Solving this analytically sounds very much like a 1960’s pastime to me (answer: \pi = \frac{15 + \sqrt{53809}}{394}), and a modern computer with PyMC can make short work of numerically approximating this maximum likelihood estimation. It takes no more than this:

import pymc as mc, numpy as np

pi = mc.Uniform('pi', 0, 1)
y = mc.Multinomial('y', n=197, 
                   p=[.5 + .25*pi, .25*(1-pi), .25*(1-pi), .25*pi],
                   value=[125, 18, 20, 34], observed=True)

mc.MAP([pi,y]).fit()
print pi.value

But the point is to warm-up, not to innovate. The EM way is to introduce a latent variable x = (x_1, x_2, x_3, x_4, x_5) and set y_1 = x_1+x_2, y_2=x_3, y_3=x_4, y_4=x_5, and work with a multinomial distribution for x that induces the multinomial distribution above on y.
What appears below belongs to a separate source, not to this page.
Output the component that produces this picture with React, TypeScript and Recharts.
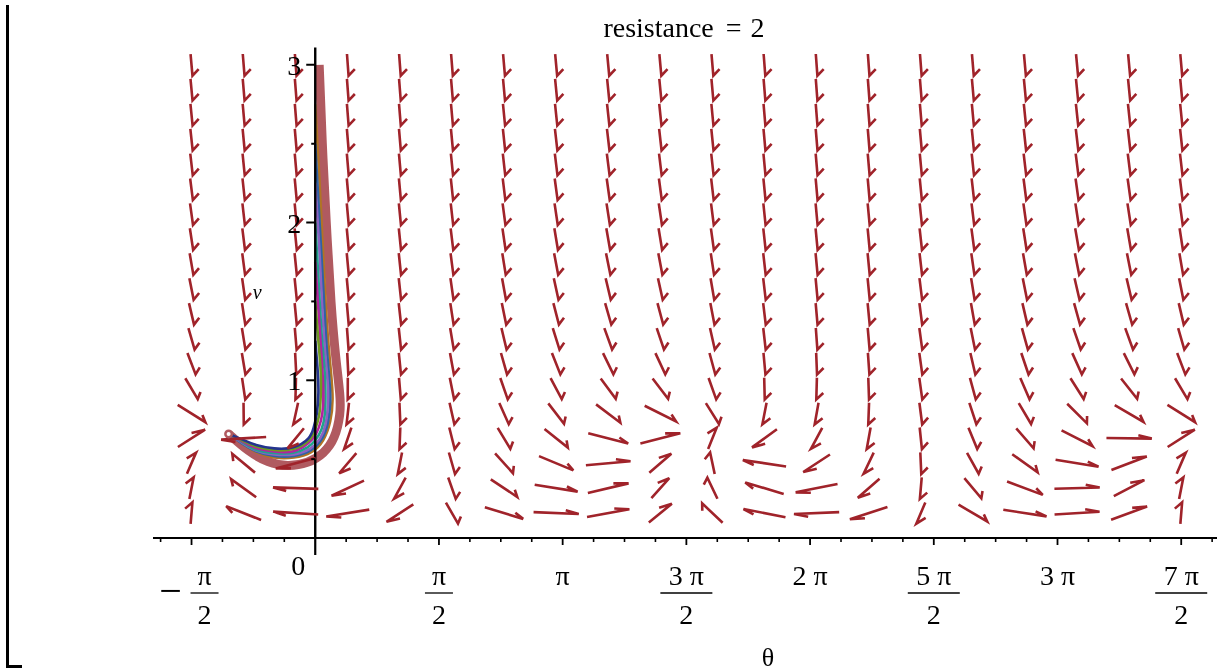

The art is determining a good latent variable, mapping, and distribution, and “good” is meant in terms of the computation it yields:

import pymc as mc, numpy as np

pi = mc.Uniform('pi', 0, 1)

@mc.stochastic
def x(n=197, p=[.5, .25*pi, .25*(1-pi), .25*(1-pi), .25*pi], value=[125.,0.,18.,20.,34.]):
    return mc.multinomial_like(np.round_(value), n, p)

@mc.observed
def y(x=x, value=[125, 18, 20, 34]):
    if np.allclose([x[0]+x[1], x[2], x[3], x[4]], value):
        return 0
    else:
        return -np.inf

It is no longer possible to get a good fit to an mc.MAP object for this model (why?), but EM does not need to. The EM approach is to alternate between two steps:

  • Update x (E-step, because it is set to its conditional expectation based on the current value of \pi)
  • Update \pi (M-step, because it is chosen to maximize the likelihood for the current value of x)

This is simply implemented in PyMC and quick to get the goods:

def E_step():
    x.value = [125 * .5 / (.5 + .25*pi.value), 125 * .25*pi.value / (.5 + .25*pi.value), 18, 20, 34]
def M_step():
    pi.value = (x.value[1] + 34.) / (x.value[1] + 34. + 18. + 20.)
for i in range(5):
    print 'iter %2d: pi=%0.4f, X=%s' %(i, pi.value, x.value)
    E_step()
    M_step()

It is not fair to compare speeds without making both run to the same tolerance, but when that is added EM is 2.5 times faster. That could be important sometimes, I suppose.